I'm working on trimming my pet peeve list down into the triple digits. As it stands at the moment my list of pet peeves makes War and Peace look like a collection of wise sayings from one of the Kardashian sisters. Working retail too often has me feeling like Sean Penn in a sea of paparazzi and as a result my heartrate is often higher than the IQ of the characters from The Big Bang Theory. And with that I managed to squeeze three pop culture references into two sentences and have earned the right to walk away, fist raised in triumph like Judd Nelson at the end of The Breakfast Club (4 in 3, bitches!).
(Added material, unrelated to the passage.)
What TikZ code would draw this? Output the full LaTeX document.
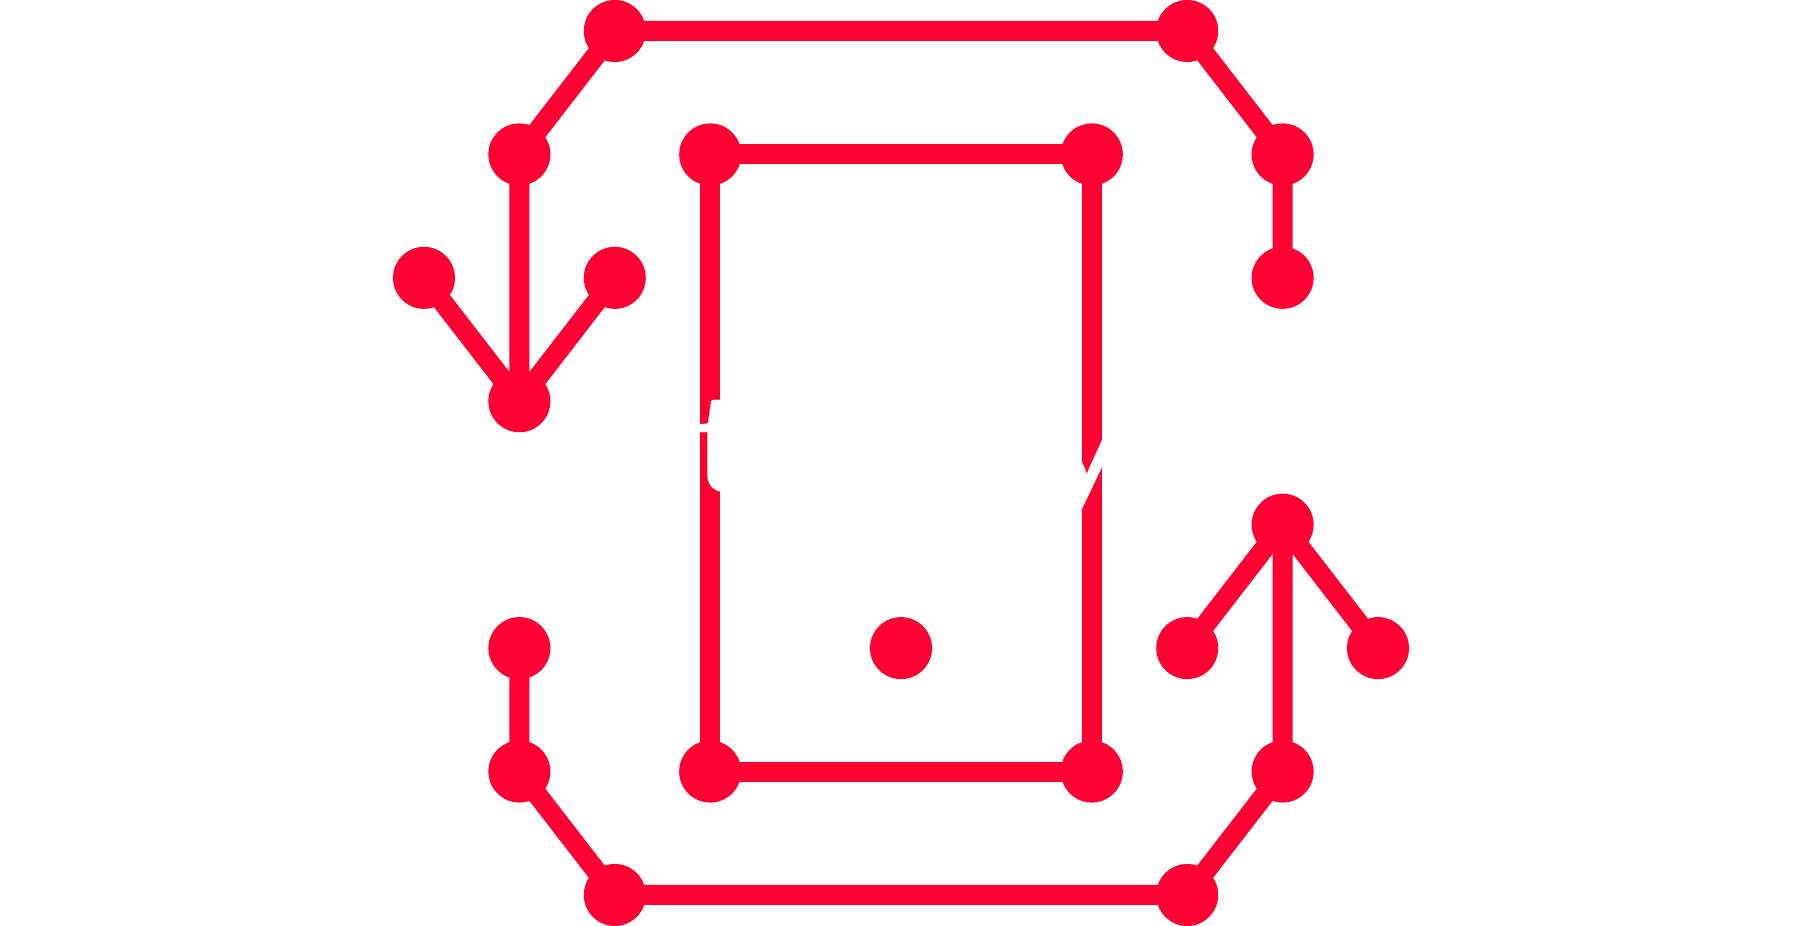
\documentclass[tikz,border=0pt]{standalone}
\usepackage{fontspec}
\usepackage{tikz}
\newfontfamily\logofont{Lato}[FakeStretch=1.11]
\definecolor{appred}{RGB}{255,0,51}

\begin{document}
\begin{tikzpicture}[x=47.7pt, y=-61.71pt,
    dot/.style={shape=circle, fill=appred, inner sep=0pt, minimum size=31pt},
    wire/.style={draw=appred, line width=10pt},
    logo/.style={text=white, inner sep=0pt, anchor=base, font=\logofont\fontsize{68pt}{68pt}\selectfont},]
    \useasboundingbox (-4.444,-0.251) rectangle (14.444,7.251);
    % left tree and top path
    \node [dot] (lleaf) at (0,2) {};
    \node [dot] (rleaf) at (2,2) {};
    \node [dot] (lroot) at (1,3) {};
    \node [dot] (lknee) at (1,1) {};
    \node [dot] (tl) at (2,0) {};
    \node [dot] (tr) at (8,0) {};
    \node [dot] (rknee) at (9,1) {};
    \node [dot] (rend) at (9,2) {};
    % phone
    \node [dot] (p1) at (3,1) {};
    \node [dot] (p2) at (7,1) {};
    \node [dot] (p3) at (7,6) {};
    \node [dot] (p4) at (3,6) {};
    \node [dot] (home) at (5,5) {};
    % bottom path and right tree
    \node [dot] (bstart) at (1,5) {};
    \node [dot] (bknee) at (1,6) {};
    \node [dot] (bl) at (2,7) {};
    \node [dot] (br) at (8,7) {};
    \node [dot] (brknee) at (9,6) {};
    \node [dot] (rtop) at (9,4) {};
    \node [dot] (rleafa) at (8,5) {};
    \node [dot] (rleafb) at (10,5) {};

    \draw [wire] (lleaf.center) -- (lroot.center) -- (rleaf.center);
    \draw [wire] (lroot.center) -- (lknee.center) -- (tl.center) -- (tr.center)
        -- (rknee.center) -- (rend.center);
    \draw [wire] (p1.center) -- (p2.center) -- (p3.center) -- (p4.center) -- cycle;
    \draw [wire] (bstart.center) -- (bknee.center) -- (bl.center) -- (br.center)
        -- (brknee.center) -- (rtop.center);
    \draw [wire] (rleafa.center) -- (rtop.center) -- (rleafb.center);

    \node [logo] (name) at (5.085,3.735) {trendy};
  \end{tikzpicture}
\end{document}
My pet peeve du jour however is the use, or lack thereof, of 'excuse me'. Now excuse me has the versatility of a linguistic swiss army knife but it's one use in particular that I crave like a pumpkin latte' in the fall: using 'excuse me' to get someone's attention. In my serfdom to the retail industry, I have dozens of interactions with customers on a daily basis. To those who do not, or have not, worked in a similar field you would most likely be shocked by how frequently customers address me without first gaining my attention. Without eye contact and often without me being aware of their presence, they will burst out into any question that flashes across their self-centered cerebral cortex. From inquiring as to the location of the bathroom to asking me to solve complex physics equations, what I am otherwise involved in or where my attention is already directed is irrelevant. To many customers I am an auxiliary character in the personal play that is their lives, lacking any existence beyond waiting on them to grace me with their needs and desires. Meanwhile in my mind I am routinely plotting terrible Shakespearean tragedies upon their persons.
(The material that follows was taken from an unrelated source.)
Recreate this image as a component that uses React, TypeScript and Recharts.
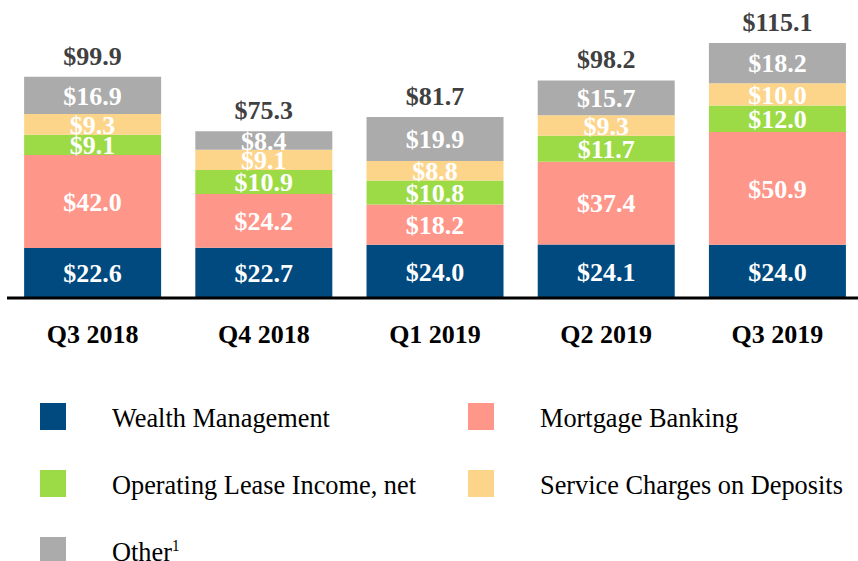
import { Bar, BarChart, LabelList, Legend, XAxis, YAxis } from 'recharts'

const categories = ['Q3 2018', 'Q4 2018', 'Q1 2019', 'Q2 2019', 'Q3 2019']
const wealthManagement = [22.6, 22.7, 24.0, 24.1, 24.0]
const mortgageBanking = [42.0, 24.2, 18.2, 37.4, 50.9]
const operatingLease = [9.1, 10.9, 10.8, 11.7, 12.0]
const serviceCharges = [9.3, 9.1, 8.8, 9.3, 10.0]
const other = [16.9, 8.4, 19.9, 15.7, 18.2]
const totals = [99.9, 75.3, 81.7, 98.2, 115.1]

const SERIES = [
  { key: 'wealth', name: 'Wealth Management', color: '#004A7F', values: wealthManagement },
  { key: 'mortgage', name: 'Mortgage Banking', color: '#FF968A', values: mortgageBanking },
  { key: 'lease', name: 'Operating Lease Income, net', color: '#9CDB45', values: operatingLease },
  { key: 'service', name: 'Service Charges on Deposits', color: '#FDD58A', values: serviceCharges },
  { key: 'other', name: 'Other', color: '#ABABAB', values: other },
]

const data = categories.map((name, i) => {
  const row: Record<string, string | number> = { name, total: totals[i] }
  SERIES.forEach((s) => {
    row[s.key] = s.values[i]
  })
  return row
})

const FONT = "'Liberation Serif', 'DejaVu Serif', serif"
const money = (v: unknown) => `$${Number(v).toFixed(1)}`

function CategoryTick(props: any) {
  const { x, y, payload } = props
  return (
    <text x={x} y={y} dy={37} textAnchor="middle" fill="#000" style={{ fontFamily: FONT }} fontWeight="bold" fontSize={26}>
      {payload.value}
    </text>
  )
}

// legend order: two columns, row by row
const LEGEND_ORDER = ['wealth', 'mortgage', 'lease', 'service', 'other']

function LegendBlock() {
  return (
    <div style={{ position: 'relative', width: 858, height: 170, fontFamily: FONT }}>
      {LEGEND_ORDER.map((key, i) => {
        const s = SERIES.find((d) => d.key === key)!
        const col = i % 2
        const row = Math.floor(i / 2)
        return (
          <div key={key} style={{ position: 'absolute', left: col === 0 ? 40 : 468, top: row * 67 }}>
            <div style={{ position: 'absolute', left: 0, top: 0, width: 26, height: 27, background: s.color }} />
            <div
              style={{
                position: 'absolute',
                left: 72,
                top: 1,
                fontSize: 28,
                lineHeight: '28px',
                color: '#000',
                whiteSpace: 'nowrap',
                transform: 'scaleX(0.94)',
                transformOrigin: 'left',
              }}
            >
              {s.name}
              {key === 'other' && <sup style={{ fontSize: 16, verticalAlign: 'top', lineHeight: '16px' }}>1</sup>}
            </div>
          </div>
        )
      })}
    </div>
  )
}

const labelStyle = { fontFamily: FONT }

export default function App() {
  return (
    <div style={{ position: 'absolute', left: 0, top: 0, width: 858, height: 561, overflow: 'hidden', background: '#fff', fontFamily: FONT }}>
      <BarChart
        width={870}
        height={561}
        data={data}
        margin={{ top: 10, right: 7, left: 7, bottom: 203 }}
        barCategoryGap="10%"
        style={{ fontFamily: FONT }}
      >
        <XAxis
          dataKey="name"
          height={60}
          tickLine={false}
          axisLine={{ stroke: '#000', strokeWidth: 3 }}
          tick={<CategoryTick />}
          interval={0}
        />
        <YAxis hide domain={[0, 130]} />
        <Legend
          layout="horizontal"
          verticalAlign="middle"
          align="center"
          content={() => <LegendBlock />}
          wrapperStyle={{ left: 0, top: 403, width: 858, height: 170 }}
        />
        {SERIES.map((s, idx) => (
          <Bar key={s.key} dataKey={s.key} name={s.name} stackId="a" fill={s.color} isAnimationActive={false}>
            <LabelList
              dataKey={s.key}
              position="center"
              formatter={money}
              fill="#fff"
              style={labelStyle}
              fontWeight="bold"
              fontSize={26}
            />
            {idx === SERIES.length - 1 && (
              <LabelList
                dataKey="total"
                position="top"
                offset={12}
                formatter={money}
                fill="#404040"
                style={labelStyle}
                fontWeight="bold"
                fontSize={26}
              />
            )}
          </Bar>
        ))}
      </BarChart>
    </div>
  )
}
While I have never claimed to be the classiest individual, and my sense of humor is about as high brow as Ashton Kutcher's, I do place a good deal of weight on common courtesy, which is becoming disturbingly 'un'common (zing!). I do not appreciate being addressed without forewarning while already engaged in another task, especially when that task involves a great deal of physical labor or operating of machinery. I do not enjoy having questions barked out from behind me when I'm not even aware that you're there, more or less speaking to me. I may be paid to help you (apparently it's in my employee handbook somewhere and human resources claims it was mentioned during orientation) but I will make it uncomfortably obvious that I am not a fan of your presence on this planet. And when I ask you if you need assistance and you decline, do not be surprised when I ignore you when you wait until I'm 30 feet away to decide you need an answer to a question and don't use the two magical words.
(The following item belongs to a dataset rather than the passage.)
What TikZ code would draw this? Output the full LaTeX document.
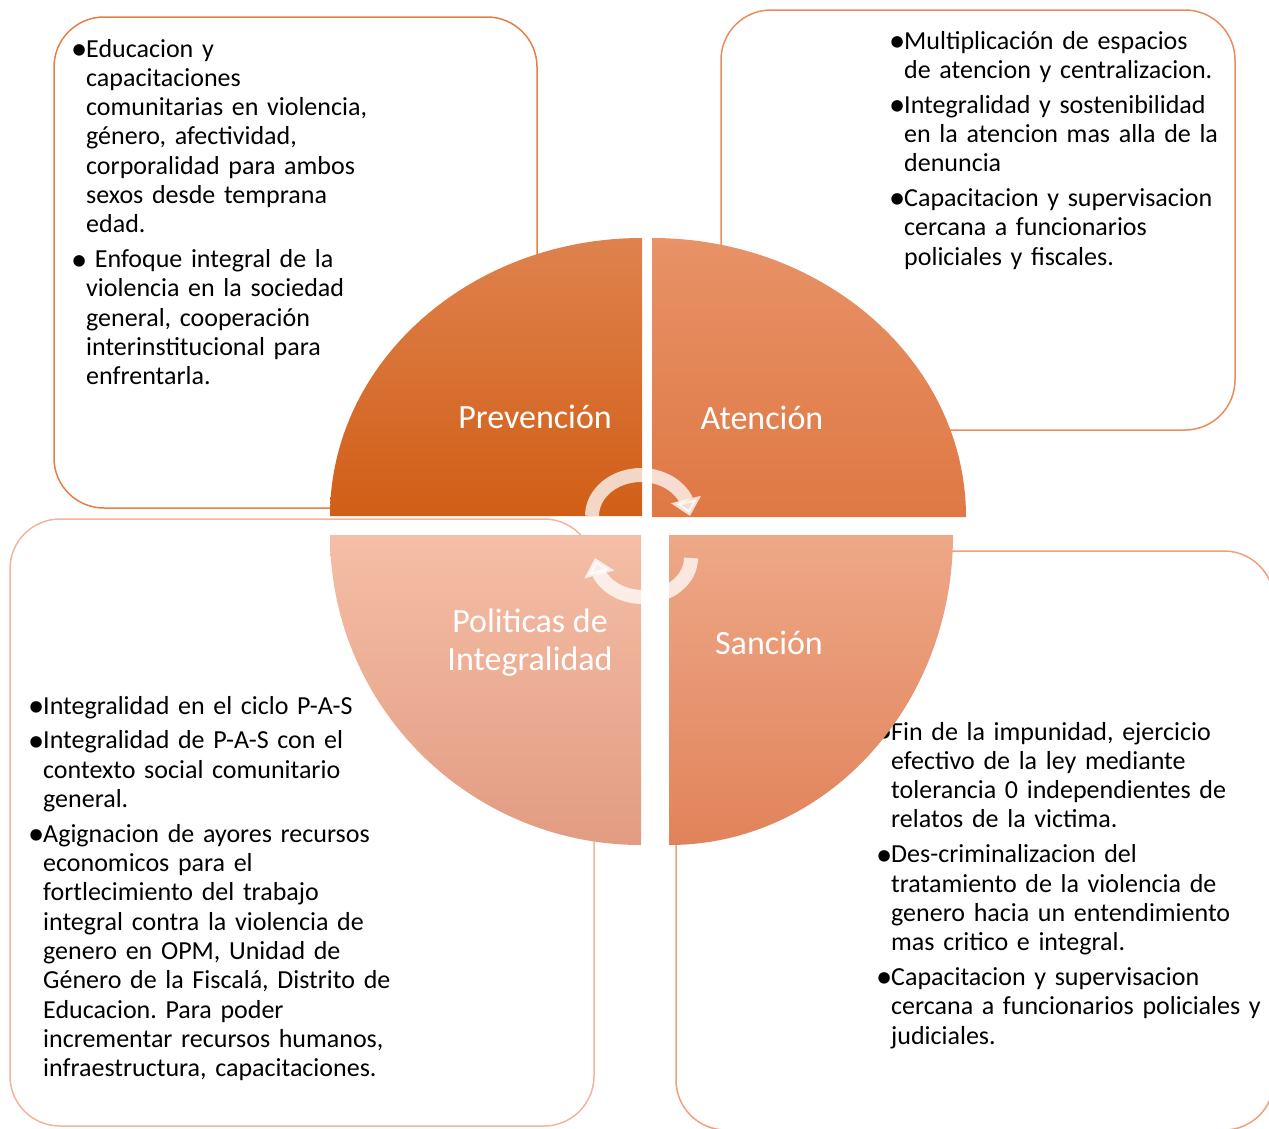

Ah yes, the two words are more magical than anything found in Harry Potter books. Speak them (in a pleasant or respectful tone) and I will happily assist you to the best of my abilities. Address me kindly and I will go above and beyond the requirements of my occupation to help you, as one human being to another. Say "excuse me" with a friendly smile and I will bring the full measure of my physical, intellectual and authoritative capabilites, regardless of how limited, to bear in your best interests. It's a simple but amazing thing. However, the magical words are not interchangeable with other words or noises to the same effect. They are not "hey", "hey you" or even "hey buddy". They are not, and never will be, 'yo'. And if you whistle at me like a dog I will inform you exactly how inappropriate that is before following you to the parking lot and assaulting you with an inflatable Santa Claus.
Thank you for your time and attention. I can only assume due to the national following this blog enjoys I have personally corrected this social issue and can expect nothing but courteous excuse me's for the remainder of my working days.
No inflatable Santa Claus' were harmed during the making of this blog.
I always use "pardon me". Adds a touch of class!